Your task is to repeat the lines from the line with "Recreate this image" to the line with "ax.set_ylim(-0.12 * 0.04, 0.12 * 1.04)", both ends included, and nothing else. Pictures stay out of the copy.

▶ DATA TO PROCESS:
---

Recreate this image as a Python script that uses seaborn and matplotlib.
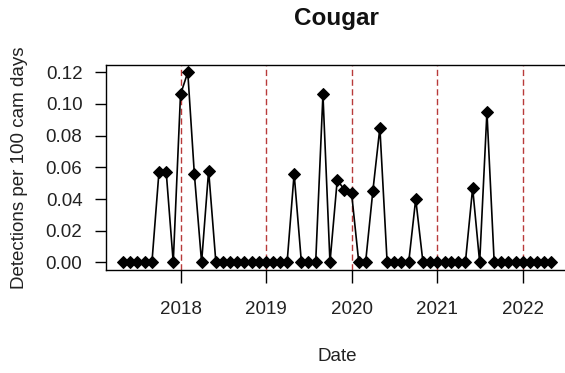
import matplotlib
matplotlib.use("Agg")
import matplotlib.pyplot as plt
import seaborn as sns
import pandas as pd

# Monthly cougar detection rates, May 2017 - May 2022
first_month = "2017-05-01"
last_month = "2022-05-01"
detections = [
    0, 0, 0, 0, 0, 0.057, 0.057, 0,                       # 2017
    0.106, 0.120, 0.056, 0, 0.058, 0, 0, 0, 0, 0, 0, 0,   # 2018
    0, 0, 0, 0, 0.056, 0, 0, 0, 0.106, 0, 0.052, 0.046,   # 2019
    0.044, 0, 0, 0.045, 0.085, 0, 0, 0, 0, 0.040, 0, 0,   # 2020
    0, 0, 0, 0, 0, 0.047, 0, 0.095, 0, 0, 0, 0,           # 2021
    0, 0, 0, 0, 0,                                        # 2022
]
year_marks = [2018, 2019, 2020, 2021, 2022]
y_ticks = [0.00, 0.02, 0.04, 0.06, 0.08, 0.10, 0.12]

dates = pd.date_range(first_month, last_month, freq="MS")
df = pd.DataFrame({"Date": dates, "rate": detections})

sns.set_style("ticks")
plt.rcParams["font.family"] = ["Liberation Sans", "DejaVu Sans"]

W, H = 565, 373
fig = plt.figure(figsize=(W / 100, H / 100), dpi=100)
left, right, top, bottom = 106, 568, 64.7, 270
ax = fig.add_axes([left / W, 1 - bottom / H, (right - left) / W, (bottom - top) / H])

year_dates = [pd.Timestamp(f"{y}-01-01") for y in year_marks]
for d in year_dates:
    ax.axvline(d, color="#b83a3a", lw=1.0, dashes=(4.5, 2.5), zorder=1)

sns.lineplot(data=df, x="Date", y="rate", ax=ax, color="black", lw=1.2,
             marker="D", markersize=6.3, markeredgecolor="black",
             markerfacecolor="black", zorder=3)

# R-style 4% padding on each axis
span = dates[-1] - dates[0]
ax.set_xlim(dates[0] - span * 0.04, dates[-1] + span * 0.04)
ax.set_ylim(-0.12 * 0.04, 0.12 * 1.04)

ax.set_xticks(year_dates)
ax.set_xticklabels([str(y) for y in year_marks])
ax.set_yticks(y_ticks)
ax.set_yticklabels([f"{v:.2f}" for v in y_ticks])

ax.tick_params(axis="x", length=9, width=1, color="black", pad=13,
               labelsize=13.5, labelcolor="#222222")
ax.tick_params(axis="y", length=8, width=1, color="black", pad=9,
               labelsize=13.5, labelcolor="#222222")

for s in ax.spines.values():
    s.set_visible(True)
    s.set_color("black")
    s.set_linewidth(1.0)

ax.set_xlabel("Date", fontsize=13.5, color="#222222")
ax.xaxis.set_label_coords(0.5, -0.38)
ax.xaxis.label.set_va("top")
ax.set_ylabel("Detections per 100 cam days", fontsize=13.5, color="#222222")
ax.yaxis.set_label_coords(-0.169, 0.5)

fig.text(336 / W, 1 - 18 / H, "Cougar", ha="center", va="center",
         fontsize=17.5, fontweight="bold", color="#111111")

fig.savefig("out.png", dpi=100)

---

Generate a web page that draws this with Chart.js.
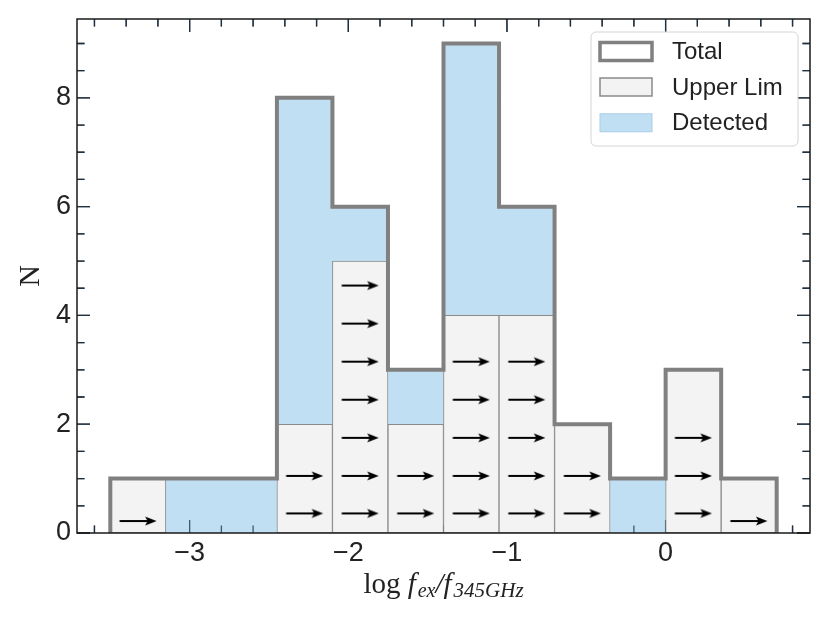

---

▶ RESPONSE BELOW:
Recreate this image as a Python script that uses seaborn and matplotlib.
import matplotlib
matplotlib.use("Agg")
import matplotlib.pyplot as plt
import seaborn as sns
import pandas as pd

# Monthly cougar detection rates, May 2017 - May 2022
first_month = "2017-05-01"
last_month = "2022-05-01"
detections = [
    0, 0, 0, 0, 0, 0.057, 0.057, 0,                       # 2017
    0.106, 0.120, 0.056, 0, 0.058, 0, 0, 0, 0, 0, 0, 0,   # 2018
    0, 0, 0, 0, 0.056, 0, 0, 0, 0.106, 0, 0.052, 0.046,   # 2019
    0.044, 0, 0, 0.045, 0.085, 0, 0, 0, 0, 0.040, 0, 0,   # 2020
    0, 0, 0, 0, 0, 0.047, 0, 0.095, 0, 0, 0, 0,           # 2021
    0, 0, 0, 0, 0,                                        # 2022
]
year_marks = [2018, 2019, 2020, 2021, 2022]
y_ticks = [0.00, 0.02, 0.04, 0.06, 0.08, 0.10, 0.12]

dates = pd.date_range(first_month, last_month, freq="MS")
df = pd.DataFrame({"Date": dates, "rate": detections})

sns.set_style("ticks")
plt.rcParams["font.family"] = ["Liberation Sans", "DejaVu Sans"]

W, H = 565, 373
fig = plt.figure(figsize=(W / 100, H / 100), dpi=100)
left, right, top, bottom = 106, 568, 64.7, 270
ax = fig.add_axes([left / W, 1 - bottom / H, (right - left) / W, (bottom - top) / H])

year_dates = [pd.Timestamp(f"{y}-01-01") for y in year_marks]
for d in year_dates:
    ax.axvline(d, color="#b83a3a", lw=1.0, dashes=(4.5, 2.5), zorder=1)

sns.lineplot(data=df, x="Date", y="rate", ax=ax, color="black", lw=1.2,
             marker="D", markersize=6.3, markeredgecolor="black",
             markerfacecolor="black", zorder=3)

# R-style 4% padding on each axis
span = dates[-1] - dates[0]
ax.set_xlim(dates[0] - span * 0.04, dates[-1] + span * 0.04)
ax.set_ylim(-0.12 * 0.04, 0.12 * 1.04)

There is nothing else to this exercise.